Daarbij denk ik zeker ook aan wat m.i. als een van de belangrijkste uitdagingen in SoW-verband kan worden gezien: de vraag, of de VPKN straks ook ruimte én samenhang zal kunnen en willen bieden aan evangelisch getinte gemeenten, hetzij autochtoon hetzij allochtoon,7 die over het algemeen weinig op hebben met bovenplaatselijke aspecten van kerk-zijn. Ook de relatie die de Remonstrantse Broederschap uiteindelijk zal kunnen ontwikkelen met de VPKN zal daarvan in belangrijke mate afhankelijk zijn. Wellicht geldt dat nog sterker voor de Bond van Vrij-Evangelische Gemeenten in Nederland.

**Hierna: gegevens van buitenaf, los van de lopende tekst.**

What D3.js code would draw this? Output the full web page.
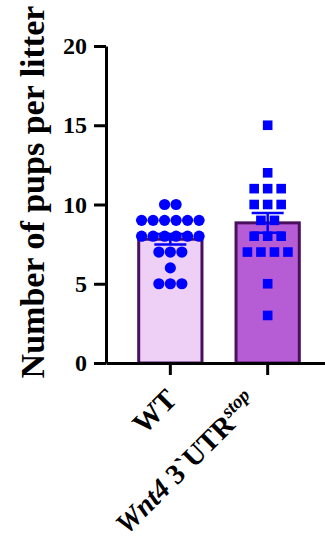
<!DOCTYPE html>
<html>
<head>
<meta charset="utf-8">
<script src="https://cdn.jsdelivr.net/npm/d3@7"></script>
<style>
  body { margin: 0; background: #fff; }
  svg text { font-family: "Liberation Serif", "Times New Roman", serif; font-weight: bold; }
</style>
</head>
<body>
<svg id="chart" width="325" height="541"></svg>
<script>
// groups
var groups = ["WT", "Wnt4"];

// pups per litter, one value per litter
var wtValues = [10, 10, 9, 9, 9, 9, 9, 9, 8, 8, 8, 8, 8, 8, 7, 7, 7, 6, 5, 5, 5];
var mutValues = [15, 12, 11, 11, 11, 10, 10, 10, 9, 9, 8, 8, 8, 7, 7, 7, 7, 5, 3];

var yTicks = [0, 5, 10, 15, 20];

var W = 325, H = 541;
var margin = {top: 46, right: 0, bottom: 178, left: 106};

var svg = d3.select('#chart');

var y = d3.scaleLinear().domain([0, 20]).range([H - margin.bottom, margin.top]);
var x = d3.scaleBand().domain(groups).range([margin.left, W])
    .paddingInner(0.35).paddingOuter(0.3).align(0.56);

const stats = (vals) => {
    var m = d3.mean(vals);
    var sem = d3.deviation(vals) / Math.sqrt(vals.length);
    return {mean: m, sem: sem};
}

var series = [
    {key: "WT", values: wtValues, fill: "#eed0f6", shape: "circle", gap: 11.5},
    {key: "Wnt4", values: mutValues, fill: "#b65cd4", shape: "square", gap: 13.5}
];
series.forEach(s => Object.assign(s, stats(s.values)));

// bars
svg.selectAll('rect.bar')
    .data(series)
    .enter()
    .append('rect')
    .attr('class', 'bar')
    .attr('x', d => x(d.key))
    .attr('y', d => y(d.mean))
    .attr('width', x.bandwidth())
    .attr('height', d => y(0) - y(d.mean))
    .attr('fill', d => d.fill)
    .attr('stroke', '#4a0f5e')
    .attr('stroke-width', 3);

// error bars (mean +/- SEM)
var cx = d => x(d.key) + x.bandwidth() / 2;
var eb = svg.selectAll('g.err').data(series).enter().append('g').attr('class', 'err')
    .attr('stroke', '#0000ff').attr('stroke-width', 2.5);
eb.append('line').attr('x1', cx).attr('x2', cx)
    .attr('y1', d => y(d.mean + d.sem)).attr('y2', d => y(d.mean - d.sem));
eb.append('line').attr('x1', d => cx(d) - 16).attr('x2', d => cx(d) + 16)
    .attr('y1', d => y(d.mean + d.sem)).attr('y2', d => y(d.mean + d.sem));
eb.append('line').attr('x1', d => cx(d) - 16).attr('x2', d => cx(d) + 16)
    .attr('y1', d => y(d.mean - d.sem)).attr('y2', d => y(d.mean - d.sem));

// points, spread sideways where values repeat
series.forEach(s => {
    var rows = d3.group(s.values, v => v);
    var pts = [];
    rows.forEach((vals, v) => {
        vals.forEach((_, i) => {
            pts.push({v: v, dx: (i - (vals.length - 1) / 2) * s.gap});
        });
    });
    var base = cx(s);
    if (s.shape === "circle") {
        svg.append('g').selectAll('circle').data(pts).enter().append('circle')
            .attr('cx', d => base + d.dx)
            .attr('cy', d => y(d.v))
            .attr('r', 5.6)
            .attr('fill', '#0000ff');
    } else {
        svg.append('g').selectAll('rect').data(pts).enter().append('rect')
            .attr('x', d => base + d.dx - 4.8)
            .attr('y', d => y(d.v) - 4.8)
            .attr('width', 9.6).attr('height', 9.6)
            .attr('fill', '#0000ff');
    }
});

// y axis
var yAxis = svg.append('g')
    .attr('transform', 'translate(' + margin.left + ',0)')
    .call(d3.axisLeft(y).tickValues(yTicks).tickSize(12).tickSizeOuter(0).tickPadding(7));
yAxis.selectAll('text').style('font-size', '24px').attr('fill', '#000');

// x axis
var xAxis = svg.append('g')
    .attr('transform', 'translate(0,' + y(0) + ')')
    .call(d3.axisBottom(x).tickSize(12).tickSizeOuter(0).tickFormat(''));

svg.selectAll('.domain, .tick line').attr('stroke', '#000').attr('stroke-width', 3);

// rotated category labels
var labels = svg.append('g');
labels.append('text')
    .attr('transform', 'translate(' + (x('WT') + x.bandwidth() / 2 + 8) + ',' + (y(0) + 38) + ') rotate(-45)')
    .attr('text-anchor', 'end')
    .style('font-size', '29px')
    .text('WT');

var mt = labels.append('text')
    .attr('transform', 'translate(' + (x('Wnt4') + x.bandwidth() / 2 - 9) + ',' + (y(0) + 41) + ') rotate(-45)')
    .attr('text-anchor', 'end')
    .style('font-size', '28.5px');
mt.append('tspan').style('font-style', 'italic').text('Wnt4');
mt.append('tspan').text(' 3`UTR');
mt.append('tspan').style('font-style', 'italic').style('font-size', '19px').attr('dy', -11).text('stop');

// y axis title
svg.append('text')
    .attr('transform', 'translate(44,192) rotate(-90)')
    .attr('text-anchor', 'middle')
    .style('font-size', '34px')
    .text('Number of pups per litter');
</script>
</body>
</html>
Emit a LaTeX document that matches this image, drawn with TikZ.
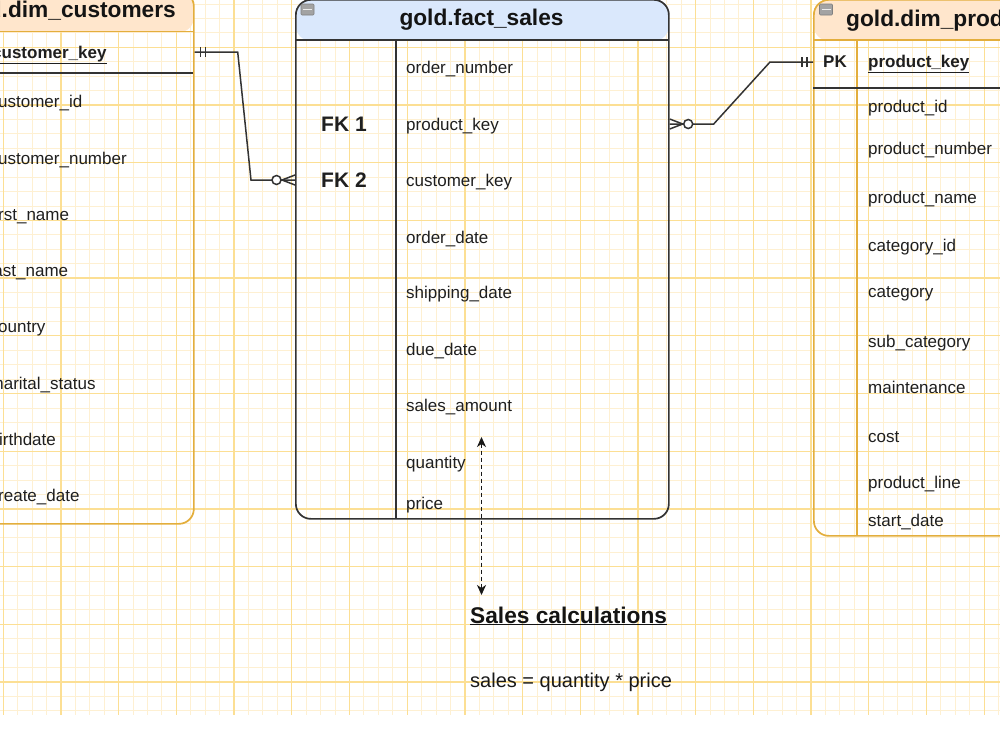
\documentclass[tikz,border=0pt]{standalone}
\usepackage{fontspec}
\setmainfont{Liberation Sans}
\usetikzlibrary{arrows.meta}

\definecolor{gridminor}{HTML}{FEF0D2}
\definecolor{gridmajor}{HTML}{FCDF94}
\definecolor{headblue}{HTML}{DAE8FC}
\definecolor{headorange}{HTML}{FFE6CC}
\definecolor{tablegold}{HTML}{E3AE3C}
\definecolor{inkgray}{HTML}{333333}
\definecolor{icongray}{HTML}{A3A3A3}

\tikzset{
	field/.style={anchor=west,inner sep=0pt,text height=12pt,text depth=0pt,text=black!88,font=\fontsize{17}{20}\selectfont},
	keyfield/.style={field,font=\fontsize{17}{20}\selectfont\bfseries},
	fklabel/.style={field,text height=14pt,font=\fontsize{21}{24}\selectfont\bfseries},
	tabletitle/.style={inner sep=0pt,text=black!92,font=\fontsize{22.7}{26}\selectfont\bfseries},
	facttable/.style={draw=inkgray,line width=1.7pt,rounded corners=15pt,anchor=north west,inner sep=0pt,
		path picture={\fill[headblue] (path picture bounding box.north west) rectangle ([yshift=-41pt]path picture bounding box.north east);}},
	dimtable/.style={draw=tablegold,line width=1.7pt,rounded corners=15pt,anchor=north west,inner sep=0pt,
		path picture={\fill[headorange] (path picture bounding box.north west) rectangle ([yshift=-41pt]path picture bounding box.north east);}},
	link/.style={draw=inkgray,line width=1.5pt},
	calcarrow/.style={draw=black!90,line width=1.3pt,dash pattern=on 4pt off 3pt,
		{Stealth[length=10pt,width=9pt,inset=3pt]}-{Stealth[length=10pt,width=9pt,inset=3pt]}},
	iconbox/.style={fill=icongray,draw=gray,line width=0.6pt,rounded corners=1pt},
}

\begin{document}
\begin{tikzpicture}[x=1pt,y=-1pt]
	\clip (0,0) rectangle (1000,750);
	\fill[white] (0,0) rectangle (1000,750);
	% 网格
	\foreach \i in {0,...,69}
		\draw[gridminor,line width=1pt] ({3.3+14.425*\i},0) -- ({3.3+14.425*\i},715);
	\foreach \j in {0,...,49}
		\draw[gridminor,line width=1pt] (0,{4.1+14.425*\j}) -- (1000,{4.1+14.425*\j});
	\foreach \i in {0,...,17}
		\draw[gridmajor,line width=1.3pt] ({3.3+57.7*\i},0) -- ({3.3+57.7*\i},715);
	\foreach \j in {1,...,12}
		\draw[gridmajor,line width=1.3pt] (0,{-10.4+57.7*\j}) -- (1000,{-10.4+57.7*\j});

	% 三张表的外框
	\node[dimtable,minimum width=261pt,minimum height=532.5pt] (cust) at (-68,-9.5) {};
	\node[facttable,minimum width=373pt,minimum height=519pt] (fact) at (295,-1) {};
	\node[dimtable,minimum width=273pt,minimum height=536pt] (prod) at (813,-1) {};

	% 表头下沿和分隔线
	\draw[tablegold,line width=1.7pt] (-68,31.5) -- (193,31.5);
	\draw[inkgray,line width=1.7pt] (295,40) -- (668,40);
	\draw[inkgray,line width=1.7pt] (396,40) -- (396,518);
	\draw[tablegold,line width=1.7pt] (813,40) -- (1086,40);
	\draw[tablegold,line width=1.7pt] (857,40) -- (857,535);
	\draw[inkgray,line width=1.5pt] (-68,73) -- (193,73);
	\draw[inkgray,line width=1.5pt] (813,88) -- (1086,88);

	% 折叠图标
	\draw[iconbox] (301,4) rectangle (314,15);
	\draw[white!85!gray,line width=1.8pt] (303,9.5) -- (312,9.5);
	\draw[iconbox] (819.5,4) rectangle (832.5,15);
	\draw[white!85!gray,line width=1.8pt] (821.5,9.5) -- (830.5,9.5);

	% 表名
	\node[tabletitle,anchor=base east] (custname) at (176,17) {gold.dim\_customers};
	\node[tabletitle,anchor=base] (factname) at (481.5,25.5) {gold.fact\_sales};
	\node[tabletitle,anchor=base west] (prodname) at (846,26) {gold.dim\_products};

	% gold.dim_customers 的字段
	\node[keyfield] (ckey) at (-8,52) {\underline{customer\_key}};
	\foreach \nm/\txt/\y in {cid/customer\_id/101,cnum/customer\_number/158,cfirst/first\_name/214,
		clast/last\_name/270,ccountry/country/326,cmarital/marital\_status/383,cbirth/birthdate/439,
		ccreate/create\_date/495}
		\node[field] (\nm) at (-10.5,\y) {\txt};

	% gold.fact_sales 的字段
	\node[fklabel] (fk1) at (321,124) {FK 1};
	\node[fklabel] (fk2) at (321,180) {FK 2};
	\foreach \nm/\txt/\y in {fnum/order\_number/67,fpkey/product\_key/124,fckey/customer\_key/180,
		fodate/order\_date/237,fsdate/shipping\_date/292,fddate/due\_date/349,famount/sales\_amount/405,
		fqty/quantity/462,fprice/price/503}
		\node[field] (\nm) at (406,\y) {\txt};

	% gold.dim_products 的字段
	\node[keyfield,text height=11pt] (pk) at (823,62) {PK};
	\node[keyfield,text height=11pt] (pkey) at (868,62) {\underline{product\_key}};
	\foreach \nm/\txt/\y in {pid/product\_id/106,pnum/product\_number/148,pname/product\_name/197,
		pcatid/category\_id/245,pcat/category/291,psub/sub\_category/341,pmaint/maintenance/387,
		pcost/cost/436,pline/product\_line/482,pstart/start\_date/520}
		\node[field] (\nm) at (868,\y) {\txt};

	% 连线：customers -> fact_sales
	\coordinate (c1) at (cust.east |- ckey);
	\coordinate (c2) at (fact.west |- fk2);
	\draw[link] (c1) -- ++(43,0) -- ([xshift=-44pt]c2) -- (c2);
	\draw[link] ([xshift=6pt]c1) ++(0,-5) -- ++(0,10);
	\draw[link] ([xshift=11pt]c1) ++(0,-5) -- ++(0,10);
	\draw[link] ([yshift=5pt]c2) -- ([xshift=-13pt]c2) -- ([yshift=-5pt]c2);
	\draw[link,fill=white] ([xshift=-18.5pt]c2) circle[radius=4.5pt];

	% 连线：fact_sales -> products
	\coordinate (c3) at (fact.east |- fk1);
	\coordinate (c4) at (prod.west |- pk);
	\draw[link] (c3) -- ++(44,0) -- ([xshift=-43pt]c4) -- (c4);
	\draw[link] ([xshift=-6pt]c4) ++(0,-5) -- ++(0,10);
	\draw[link] ([xshift=-11pt]c4) ++(0,-5) -- ++(0,10);
	\draw[link] ([yshift=5pt]c3) -- ([xshift=13pt]c3) -- ([yshift=-5pt]c3);
	\draw[link,fill=white] ([xshift=18.5pt]c3) circle[radius=4.5pt];

	% 计算说明
	\node[tabletitle,anchor=base west] (calctitle) at (470,623) {\underline{Sales calculations}};
	\node[anchor=base west,inner sep=0pt,text=black!90,font=\fontsize{20}{24}\selectfont] (calcformula) at (470,687) {sales = quantity * price};
	\coordinate (arrtop) at (481.5,437);
	\coordinate (arrbot) at (481.5,595);
	\draw[calcarrow] (arrtop) -- (arrbot);
\end{tikzpicture}
\end{document}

Daarmee wordt echter wellicht tegelijk een dilemma zichtbaar: heeft de GKN en straks de VPKN niet de keus om zich te profileren óf in meer laagkerkelijke zin − en daarmee te appelleren aan de genoemde evangelische gemeenten − óf in meer hoogkerkelijke zin, inzien zij namelijk betrokken wil blijven in de klassieke oecumenische beweging? Voor Nederlandse verhoudingen komt bij dat laatste direct de relatie met de Rooms-Katholieke Kerk in zicht. Doordenking van de hier gestelde vragen geeft daarom vermoedelijk ook zicht op aanknopingspunten en blokkades als het gaat om ‛de eenheid die wij zoeken’.